Missing your train can be a nightmare . . . but catching it, as the passengers aboard Roger Spottiswoode’s Terror Train discover, can be even worse. 1980: a group of college co-eds host a flamboyant party on a rented steam train, three years after a cruel fraternity prank put one of their peers in a mental institution. Joining them for the overnight shenanigans is—surprise!—a masked maniac who, driven by vengeance and the rigorous rules of horror pictures, proceeds to pick off the unsuspecting revellers one by one. In a post-seventies market rife with gutless Halloween (1978) clones, Terror Train at least had the miracle of steam power on its side, with Spottiswoode squeezing every last drop of menace from the belly of a bona fide Canadian Pacific 1293 locomotive; a labyrinthine stretch of long corridors and tight spaces, elegantly accentuated by the astute work of cinematographer John Alcott. Several corpses and a couple of witty observations on the demise of train travel later, we arrive at our destination: an intense third-act reveal, as brilliant as it is banal, that solidifies this slasher as a pleasurable diversion through genre territory.

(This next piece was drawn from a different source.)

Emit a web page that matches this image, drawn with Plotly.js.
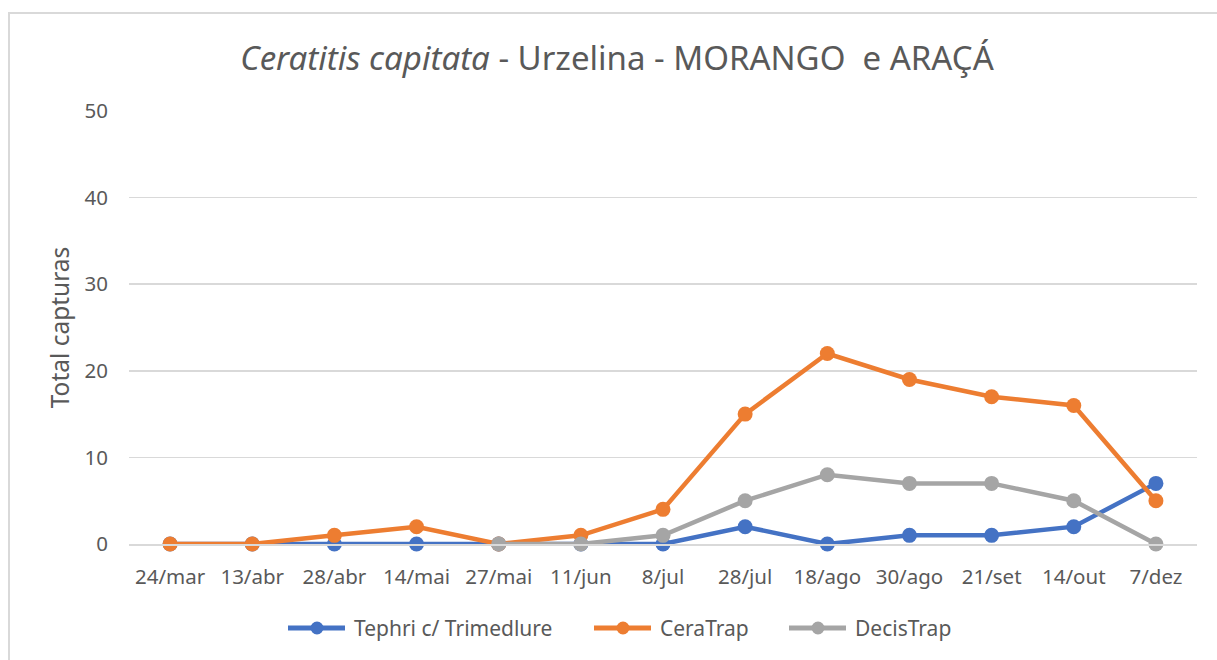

Without the steam train, cinema would be a banquet with no cutlery; an orchestra without strings. Whether labouring alongside a busy platform, or tearing through vast landscapes while painting dollops of grey-black smoke onto the sky, there’s truly no other mechanism in film that ignites the imagination—particularly as a wistful evocation of days gone by—like this centuries-old jewel of engineering.
Thank you, dear reader, for sharing this journey with me.